The bread and butter of Scrum is the “Product Backlog.” A product backlog is where everything that needs to be included in the game to create a ‘minimal viable product’ is placed and organized based on things such as the discipline responsible for creating it, whether or not something needs to be finished now or when the game is in a more complete state, and so on. These tend to be referred to as ‘artifacts.’ Group members choose one or more of these artifacts during the ‘sprint planning’ at the beginning of the week and attempt to “finish their plate” before Friday. Each day before Friday, group members also need to attend a quick “stand-up meeting” that varies from group to group (for us, it is around noon) where each member talks about their current progress with work to make sure everybody is on the same page and if there might be any snags in their plans. On Friday, the sprint ends. We all see what has and has not been finished and then figure out where to go from there.
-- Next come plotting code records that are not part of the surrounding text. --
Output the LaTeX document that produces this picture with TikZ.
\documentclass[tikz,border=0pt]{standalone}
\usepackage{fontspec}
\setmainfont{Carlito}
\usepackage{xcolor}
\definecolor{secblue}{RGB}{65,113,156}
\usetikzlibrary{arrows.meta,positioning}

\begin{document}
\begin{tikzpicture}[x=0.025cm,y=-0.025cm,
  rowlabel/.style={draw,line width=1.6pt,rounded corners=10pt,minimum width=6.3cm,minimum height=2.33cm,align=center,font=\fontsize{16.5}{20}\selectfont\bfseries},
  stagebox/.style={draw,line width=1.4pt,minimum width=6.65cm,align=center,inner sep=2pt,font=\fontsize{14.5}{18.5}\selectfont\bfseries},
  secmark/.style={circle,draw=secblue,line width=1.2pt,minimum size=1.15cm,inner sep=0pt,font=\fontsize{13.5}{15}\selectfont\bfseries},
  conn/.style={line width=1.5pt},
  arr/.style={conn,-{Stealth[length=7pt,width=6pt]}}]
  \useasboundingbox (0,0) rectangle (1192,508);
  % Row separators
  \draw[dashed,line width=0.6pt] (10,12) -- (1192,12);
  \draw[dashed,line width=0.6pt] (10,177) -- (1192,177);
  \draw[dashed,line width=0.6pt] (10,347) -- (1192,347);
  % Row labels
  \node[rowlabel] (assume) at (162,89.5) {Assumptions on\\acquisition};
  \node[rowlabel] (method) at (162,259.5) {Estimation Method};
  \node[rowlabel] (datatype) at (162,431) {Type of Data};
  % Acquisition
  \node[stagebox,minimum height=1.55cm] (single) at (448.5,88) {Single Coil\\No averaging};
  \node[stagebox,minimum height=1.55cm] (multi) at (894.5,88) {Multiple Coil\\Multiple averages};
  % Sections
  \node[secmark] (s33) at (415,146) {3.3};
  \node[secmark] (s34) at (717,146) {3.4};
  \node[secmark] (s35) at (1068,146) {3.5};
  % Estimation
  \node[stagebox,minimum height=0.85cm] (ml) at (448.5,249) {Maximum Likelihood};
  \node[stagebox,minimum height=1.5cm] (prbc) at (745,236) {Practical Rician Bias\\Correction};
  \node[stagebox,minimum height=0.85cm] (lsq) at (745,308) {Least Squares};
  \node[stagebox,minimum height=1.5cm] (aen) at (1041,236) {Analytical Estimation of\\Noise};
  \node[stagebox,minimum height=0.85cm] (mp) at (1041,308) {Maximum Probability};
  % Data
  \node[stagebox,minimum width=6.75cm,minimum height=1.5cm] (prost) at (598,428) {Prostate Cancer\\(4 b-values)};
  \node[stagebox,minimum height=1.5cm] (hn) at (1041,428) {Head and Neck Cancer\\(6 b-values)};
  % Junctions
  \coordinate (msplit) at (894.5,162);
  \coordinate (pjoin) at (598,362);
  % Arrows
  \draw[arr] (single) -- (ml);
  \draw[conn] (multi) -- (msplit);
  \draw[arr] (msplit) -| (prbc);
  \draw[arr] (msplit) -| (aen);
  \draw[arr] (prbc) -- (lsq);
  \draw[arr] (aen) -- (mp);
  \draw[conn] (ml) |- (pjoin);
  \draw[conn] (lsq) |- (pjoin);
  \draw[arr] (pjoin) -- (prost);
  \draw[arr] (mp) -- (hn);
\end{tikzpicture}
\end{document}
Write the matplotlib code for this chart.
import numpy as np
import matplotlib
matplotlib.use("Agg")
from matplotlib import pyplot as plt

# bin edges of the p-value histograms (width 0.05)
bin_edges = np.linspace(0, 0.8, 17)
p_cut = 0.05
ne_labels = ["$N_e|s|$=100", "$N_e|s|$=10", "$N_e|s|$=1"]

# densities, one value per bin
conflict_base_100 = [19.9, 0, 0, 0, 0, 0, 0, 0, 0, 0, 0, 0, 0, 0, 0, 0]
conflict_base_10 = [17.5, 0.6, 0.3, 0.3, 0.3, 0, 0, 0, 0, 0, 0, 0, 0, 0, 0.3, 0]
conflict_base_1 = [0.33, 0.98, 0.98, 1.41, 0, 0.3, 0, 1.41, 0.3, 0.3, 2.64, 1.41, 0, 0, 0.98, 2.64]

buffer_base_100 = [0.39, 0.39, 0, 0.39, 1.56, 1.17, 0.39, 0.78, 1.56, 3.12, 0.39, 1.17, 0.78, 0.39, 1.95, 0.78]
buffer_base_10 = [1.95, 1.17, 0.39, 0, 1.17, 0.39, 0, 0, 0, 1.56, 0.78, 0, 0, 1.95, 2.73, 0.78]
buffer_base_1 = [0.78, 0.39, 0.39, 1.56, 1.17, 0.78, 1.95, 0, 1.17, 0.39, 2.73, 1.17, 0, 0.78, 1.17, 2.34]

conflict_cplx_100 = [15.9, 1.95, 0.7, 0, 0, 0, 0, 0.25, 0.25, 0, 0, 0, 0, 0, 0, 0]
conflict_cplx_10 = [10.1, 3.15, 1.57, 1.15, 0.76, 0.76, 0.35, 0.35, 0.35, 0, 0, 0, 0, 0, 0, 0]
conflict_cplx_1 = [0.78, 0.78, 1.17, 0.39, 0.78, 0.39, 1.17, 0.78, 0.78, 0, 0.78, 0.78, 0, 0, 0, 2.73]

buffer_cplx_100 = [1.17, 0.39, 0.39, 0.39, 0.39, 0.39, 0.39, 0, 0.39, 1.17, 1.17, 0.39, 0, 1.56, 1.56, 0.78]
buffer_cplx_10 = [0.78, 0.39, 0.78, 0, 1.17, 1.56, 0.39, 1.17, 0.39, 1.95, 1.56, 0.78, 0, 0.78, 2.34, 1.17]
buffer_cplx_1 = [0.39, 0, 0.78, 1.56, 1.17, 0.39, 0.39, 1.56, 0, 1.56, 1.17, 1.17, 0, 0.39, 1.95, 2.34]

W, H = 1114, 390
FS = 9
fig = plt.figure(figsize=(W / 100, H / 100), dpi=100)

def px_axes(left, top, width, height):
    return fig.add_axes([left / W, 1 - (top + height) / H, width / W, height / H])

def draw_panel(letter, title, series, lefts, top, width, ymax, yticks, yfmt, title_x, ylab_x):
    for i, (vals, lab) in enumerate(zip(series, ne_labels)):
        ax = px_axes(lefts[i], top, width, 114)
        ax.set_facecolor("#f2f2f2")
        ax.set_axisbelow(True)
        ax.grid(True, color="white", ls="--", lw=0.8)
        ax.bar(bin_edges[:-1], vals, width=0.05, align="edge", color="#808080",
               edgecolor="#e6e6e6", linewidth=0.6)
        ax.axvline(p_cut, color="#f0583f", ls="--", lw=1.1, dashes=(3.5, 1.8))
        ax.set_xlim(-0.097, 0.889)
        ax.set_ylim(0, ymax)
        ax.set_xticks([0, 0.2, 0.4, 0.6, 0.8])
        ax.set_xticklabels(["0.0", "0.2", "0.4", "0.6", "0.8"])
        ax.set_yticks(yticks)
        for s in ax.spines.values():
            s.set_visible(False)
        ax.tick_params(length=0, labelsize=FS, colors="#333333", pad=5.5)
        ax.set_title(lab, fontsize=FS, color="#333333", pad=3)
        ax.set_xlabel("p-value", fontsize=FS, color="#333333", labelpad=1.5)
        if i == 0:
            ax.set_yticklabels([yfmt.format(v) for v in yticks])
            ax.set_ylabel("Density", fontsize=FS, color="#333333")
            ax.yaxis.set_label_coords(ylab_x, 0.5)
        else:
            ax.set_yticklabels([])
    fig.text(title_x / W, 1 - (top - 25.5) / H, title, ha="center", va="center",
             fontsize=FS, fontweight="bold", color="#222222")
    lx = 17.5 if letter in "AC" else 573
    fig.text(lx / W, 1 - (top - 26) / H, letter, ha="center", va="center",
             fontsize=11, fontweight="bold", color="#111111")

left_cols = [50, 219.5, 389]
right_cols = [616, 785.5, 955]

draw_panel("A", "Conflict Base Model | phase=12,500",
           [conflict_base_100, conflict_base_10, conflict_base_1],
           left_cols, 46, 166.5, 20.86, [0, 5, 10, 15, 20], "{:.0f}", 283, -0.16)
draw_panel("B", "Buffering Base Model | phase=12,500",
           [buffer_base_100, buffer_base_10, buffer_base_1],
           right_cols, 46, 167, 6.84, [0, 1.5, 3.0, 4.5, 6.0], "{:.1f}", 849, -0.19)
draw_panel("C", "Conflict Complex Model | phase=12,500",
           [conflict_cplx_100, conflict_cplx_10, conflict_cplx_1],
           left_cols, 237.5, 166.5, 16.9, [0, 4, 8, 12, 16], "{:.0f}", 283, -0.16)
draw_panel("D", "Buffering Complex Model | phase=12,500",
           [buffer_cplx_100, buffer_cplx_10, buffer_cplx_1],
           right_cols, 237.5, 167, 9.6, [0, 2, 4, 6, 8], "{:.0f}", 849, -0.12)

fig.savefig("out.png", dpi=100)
For me personally, I do like the overall process and working within the Scrum framework. There is enough structure that it does not feel like I am one of six headless chickens, but not so much that it becomes stifling. For example, there was an assignment in my Graphics minor regarding animation. With scrum, I had the flexibility to ‘double-dip’ and focus on the animation portions of the product (and my assignment). With a more inflexible development framework, such as waterfall (where products are built on ‘milestones’ instead of ‘iterations’), there would have been a nonzero chance the animations I worked on would have been in a future milestone and the end result might have been a grumpy project manager or a tired graphics artist trying to make ends meet.
Another instance where the flexibility of scrum helped was when it became clear during development that an enemy from the concept document we chose would have been a very high risk to pull off. The enemy in question was melee focused and would attempt to grab the ship and slow it down while damaging it. With scrum, my group was able to scrap the enemy in the document and replace it with a turret, something far more simpler in scope from both a coding and art perspective.
Also, from a personal standpoint, Scrum is useful. I do have a small (okay…moderate) procrastination problem. Give me a month to do something and I probably won’t even begin until the second week. A week however is a lot less time for excuses. It’s probably for the best that the sprint plannings go for only a week instead of two for me. That said, the execution of scrum in our group has had it fair share of growing pains, especially on my part:
For the first week, we overestimated what we were capable of accomplishing and didn’t get anything ‘done’ by Friday. The next week, we underestimated and ran into a new set of issues. Then again, this is the first time all of us so this kind of stumbling is to be expected.
On the bright side, I do like using Scrum and it has also surprised me. The stand-up meetings have helped a lot for me despite my initial misgivings about them. At first, especially when the only reason to leave my apartment was to go to the stand-up meeting, I found them slightly strange and due to the existence of the Internet, possibly pointless. However, after a few weeks, it has grown on me. Going back to my procrastination, the meetings help mitigate it as the idea of not having something to show/say for it does not sit well with me. It’s peer pressure, but it’s a good kind.
That’s all for now. Good bye, and take care.